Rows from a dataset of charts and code

________

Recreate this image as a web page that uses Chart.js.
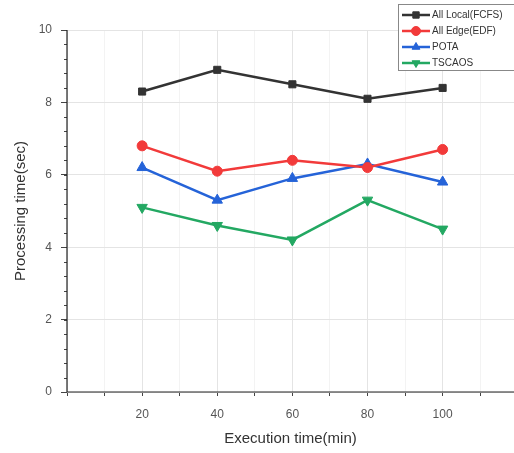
<!DOCTYPE html>
<html>
<head>
<meta charset="utf-8">
<script src="https://cdn.jsdelivr.net/npm/chart.js@4/dist/chart.umd.min.js"></script>
<style>
  html, body { margin: 0; padding: 0; background: #fff; }
  #wrap { width: 514px; height: 453px; position: relative; }
</style>
</head>
<body>
<div id="wrap"><canvas id="c" width="514" height="453"></canvas></div>
<script>
  "use strict";
  // values
  var execTimes = [20, 40, 60, 80, 100];
  var allLocal = [8.3, 8.9, 8.5, 8.1, 8.4];
  var allEdge = [6.8, 6.1, 6.4, 6.2, 6.7];
  var pota = [6.2, 5.3, 5.9, 6.3, 5.8];
  var tscaos = [5.1, 4.6, 4.2, 5.3, 4.5];
  var seriesNames = ["All Local(FCFS)", "All Edge(EDF)", "POTA", "TSCAOS"];
  var yTicks = [0, 2, 4, 6, 8, 10];
  var xTickLabels = [20, 40, 60, 80, 100];

  var colors = ["#333333", "#f23a3a", "#2563d8", "#23a862"];
  var shapes = ["rect", "circle", "triangle", "triangle"];
  var rots = [0, 0, 0, 180];
  var radii = [5, 5, 6, 6];
  var values = [allLocal, allEdge, pota, tscaos];

  function pts(arr) {
    return arr.map(function (v, i) { return { x: execTimes[i], y: v }; });
  }

  var datasets = values.map(function (arr, i) {
    return {
      label: seriesNames[i],
      data: pts(arr),
      borderColor: colors[i],
      backgroundColor: colors[i],
      borderWidth: 2.5,
      pointStyle: shapes[i],
      rotation: rots[i],
      pointRadius: radii[i],
      pointBorderWidth: 1,
      tension: 0
    };
  });

  // legend box drawn like the original (sits over the top right corner)
  var legendBox = {
    id: "legendBox",
    afterDraw: function (chart) {
      var ctx = chart.ctx;
      ctx.save();
      ctx.fillStyle = "#fff";
      ctx.fillRect(398, 4, 120, 66);
      ctx.strokeStyle = "#888";
      ctx.lineWidth = 1;
      ctx.strokeRect(398.5, 4.5, 120, 66);
      ctx.font = "10px 'Liberation Sans', Arial, sans-serif";
      ctx.textBaseline = "middle";
      chart.data.datasets.forEach(function (ds, i) {
        var y = 15 + i * 16;
        ctx.strokeStyle = ds.borderColor;
        ctx.lineWidth = 2.5;
        ctx.beginPath(); ctx.moveTo(402, y); ctx.lineTo(430, y); ctx.stroke();
        ctx.fillStyle = ds.borderColor;
        ctx.lineWidth = 1;
        Chart.helpers.drawPoint(ctx, {
          pointStyle: ds.pointStyle, rotation: ds.rotation, radius: 4.5, borderWidth: 1
        }, 416, y);
        ctx.fillStyle = "#333";
        ctx.fillText(ds.label, 432, y);
      });
      ctx.restore();
    }
  };

  // minor ticks on the y axis and the dark axis lines
  var minorTicks = {
    id: "minorTicks",
    afterDraw: function (chart) {
      var ctx = chart.ctx, xs = chart.scales.x, ys = chart.scales.y;
      ctx.save();
      ctx.strokeStyle = "#444";
      ctx.lineWidth = 1;
      for (var v = 0; v <= 10.001; v += 0.4) {
        var py = Math.round(ys.getPixelForValue(v)) + 0.5;
        ctx.beginPath(); ctx.moveTo(xs.left - 3, py); ctx.lineTo(xs.left, py); ctx.stroke();
      }
      ctx.strokeStyle = "#222";
      ctx.lineWidth = 1.2;
      ctx.beginPath(); ctx.moveTo(xs.left, ys.top); ctx.lineTo(xs.left, ys.bottom); ctx.stroke();
      ctx.beginPath(); ctx.moveTo(xs.left, ys.bottom); ctx.lineTo(xs.right, ys.bottom); ctx.stroke();
      ctx.restore();
    }
  };

  new Chart(document.getElementById("c"), {
    type: "line",
    data: { datasets: datasets },
    plugins: [minorTicks, legendBox],
    options: {
      responsive: false,
      animation: false,
      layout: { autoPadding: false, padding: { top: 30, right: 0, left: 12, bottom: 0 } },
      plugins: { legend: { display: false }, tooltip: { enabled: false } },
      scales: {
        x: {
          type: "linear", min: 0, max: 119,
          afterBuildTicks: function (s) {
            s.ticks = [0, 10, 20, 30, 40, 50, 60, 70, 80, 90, 100, 110].map(function (v) { return { value: v }; });
          },
          afterFit: function (s) { s.height = 61; },
          ticks: {
            autoSkip: false, maxRotation: 0, color: "#555", padding: 11,
            font: { size: 12, family: "'Liberation Sans', Arial, sans-serif" },
            callback: function (v) { return xTickLabels.indexOf(v) >= 0 ? String(v) : ""; }
          },
          grid: {
            color: function (c) { return c.tick && c.tick.value % 20 === 0 ? "#e4e4e4" : "#f3f3f3"; },
            tickColor: "#444", tickLength: 4, drawTicks: true
          },
          border: { display: false },
          title: {
            display: true, text: "Execution time(min)", color: "#333",
            font: { size: 15, family: "'Liberation Sans', Arial, sans-serif" },
            padding: { top: 2, bottom: 5 }
          }
        },
        y: {
          min: 0, max: 10,
          afterBuildTicks: function (s) {
            s.ticks = yTicks.map(function (v) { return { value: v }; });
          },
          afterFit: function (s) { s.width = 55; },
          ticks: {
            color: "#555", padding: 9,
            font: { size: 12, family: "'Liberation Sans', Arial, sans-serif" }
          },
          grid: { color: "#e4e4e4", tickColor: "#444", tickLength: 6 },
          border: { display: false },
          title: {
            display: true, text: "Processing time(sec)", color: "#333",
            font: { size: 15, family: "'Liberation Sans', Arial, sans-serif" },
            padding: { top: 0, bottom: 0 }
          }
        }
      }
    }
  });
</script>
</body>
</html>
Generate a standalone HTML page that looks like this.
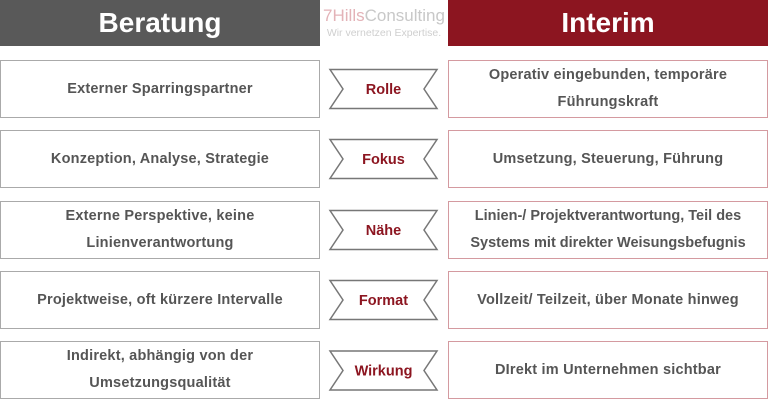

________

> _Prompt_: Pictures appear in the records above. Output everything except them, exactly.

> _Response to this task_:
Recreate this image as a web page that uses Chart.js.
<!DOCTYPE html>
<html>
<head>
<meta charset="utf-8">
<script src="https://cdn.jsdelivr.net/npm/chart.js@4/dist/chart.umd.min.js"></script>
<style>
  html, body { margin: 0; padding: 0; background: #fff; }
  #wrap { width: 514px; height: 453px; position: relative; }
</style>
</head>
<body>
<div id="wrap"><canvas id="c" width="514" height="453"></canvas></div>
<script>
  "use strict";
  // values
  var execTimes = [20, 40, 60, 80, 100];
  var allLocal = [8.3, 8.9, 8.5, 8.1, 8.4];
  var allEdge = [6.8, 6.1, 6.4, 6.2, 6.7];
  var pota = [6.2, 5.3, 5.9, 6.3, 5.8];
  var tscaos = [5.1, 4.6, 4.2, 5.3, 4.5];
  var seriesNames = ["All Local(FCFS)", "All Edge(EDF)", "POTA", "TSCAOS"];
  var yTicks = [0, 2, 4, 6, 8, 10];
  var xTickLabels = [20, 40, 60, 80, 100];

  var colors = ["#333333", "#f23a3a", "#2563d8", "#23a862"];
  var shapes = ["rect", "circle", "triangle", "triangle"];
  var rots = [0, 0, 0, 180];
  var radii = [5, 5, 6, 6];
  var values = [allLocal, allEdge, pota, tscaos];

  function pts(arr) {
    return arr.map(function (v, i) { return { x: execTimes[i], y: v }; });
  }

  var datasets = values.map(function (arr, i) {
    return {
      label: seriesNames[i],
      data: pts(arr),
      borderColor: colors[i],
      backgroundColor: colors[i],
      borderWidth: 2.5,
      pointStyle: shapes[i],
      rotation: rots[i],
      pointRadius: radii[i],
      pointBorderWidth: 1,
      tension: 0
    };
  });

  // legend box drawn like the original (sits over the top right corner)
  var legendBox = {
    id: "legendBox",
    afterDraw: function (chart) {
      var ctx = chart.ctx;
      ctx.save();
      ctx.fillStyle = "#fff";
      ctx.fillRect(398, 4, 120, 66);
      ctx.strokeStyle = "#888";
      ctx.lineWidth = 1;
      ctx.strokeRect(398.5, 4.5, 120, 66);
      ctx.font = "10px 'Liberation Sans', Arial, sans-serif";
      ctx.textBaseline = "middle";
      chart.data.datasets.forEach(function (ds, i) {
        var y = 15 + i * 16;
        ctx.strokeStyle = ds.borderColor;
        ctx.lineWidth = 2.5;
        ctx.beginPath(); ctx.moveTo(402, y); ctx.lineTo(430, y); ctx.stroke();
        ctx.fillStyle = ds.borderColor;
        ctx.lineWidth = 1;
        Chart.helpers.drawPoint(ctx, {
          pointStyle: ds.pointStyle, rotation: ds.rotation, radius: 4.5, borderWidth: 1
        }, 416, y);
        ctx.fillStyle = "#333";
        ctx.fillText(ds.label, 432, y);
      });
      ctx.restore();
    }
  };

  // minor ticks on the y axis and the dark axis lines
  var minorTicks = {
    id: "minorTicks",
    afterDraw: function (chart) {
      var ctx = chart.ctx, xs = chart.scales.x, ys = chart.scales.y;
      ctx.save();
      ctx.strokeStyle = "#444";
      ctx.lineWidth = 1;
      for (var v = 0; v <= 10.001; v += 0.4) {
        var py = Math.round(ys.getPixelForValue(v)) + 0.5;
        ctx.beginPath(); ctx.moveTo(xs.left - 3, py); ctx.lineTo(xs.left, py); ctx.stroke();
      }
      ctx.strokeStyle = "#222";
      ctx.lineWidth = 1.2;
      ctx.beginPath(); ctx.moveTo(xs.left, ys.top); ctx.lineTo(xs.left, ys.bottom); ctx.stroke();
      ctx.beginPath(); ctx.moveTo(xs.left, ys.bottom); ctx.lineTo(xs.right, ys.bottom); ctx.stroke();
      ctx.restore();
    }
  };

  new Chart(document.getElementById("c"), {
    type: "line",
    data: { datasets: datasets },
    plugins: [minorTicks, legendBox],
    options: {
      responsive: false,
      animation: false,
      layout: { autoPadding: false, padding: { top: 30, right: 0, left: 12, bottom: 0 } },
      plugins: { legend: { display: false }, tooltip: { enabled: false } },
      scales: {
        x: {
          type: "linear", min: 0, max: 119,
          afterBuildTicks: function (s) {
            s.ticks = [0, 10, 20, 30, 40, 50, 60, 70, 80, 90, 100, 110].map(function (v) { return { value: v }; });
          },
          afterFit: function (s) { s.height = 61; },
          ticks: {
            autoSkip: false, maxRotation: 0, color: "#555", padding: 11,
            font: { size: 12, family: "'Liberation Sans', Arial, sans-serif" },
            callback: function (v) { return xTickLabels.indexOf(v) >= 0 ? String(v) : ""; }
          },
          grid: {
            color: function (c) { return c.tick && c.tick.value % 20 === 0 ? "#e4e4e4" : "#f3f3f3"; },
            tickColor: "#444", tickLength: 4, drawTicks: true
          },
          border: { display: false },
          title: {
            display: true, text: "Execution time(min)", color: "#333",
            font: { size: 15, family: "'Liberation Sans', Arial, sans-serif" },
            padding: { top: 2, bottom: 5 }
          }
        },
        y: {
          min: 0, max: 10,
          afterBuildTicks: function (s) {
            s.ticks = yTicks.map(function (v) { return { value: v }; });
          },
          afterFit: function (s) { s.width = 55; },
          ticks: {
            color: "#555", padding: 9,
            font: { size: 12, family: "'Liberation Sans', Arial, sans-serif" }
          },
          grid: { color: "#e4e4e4", tickColor: "#444", tickLength: 6 },
          border: { display: false },
          title: {
            display: true, text: "Processing time(sec)", color: "#333",
            font: { size: 15, family: "'Liberation Sans', Arial, sans-serif" },
            padding: { top: 0, bottom: 0 }
          }
        }
      }
    }
  });
</script>
</body>
</html>
Generate a standalone HTML page that looks like this.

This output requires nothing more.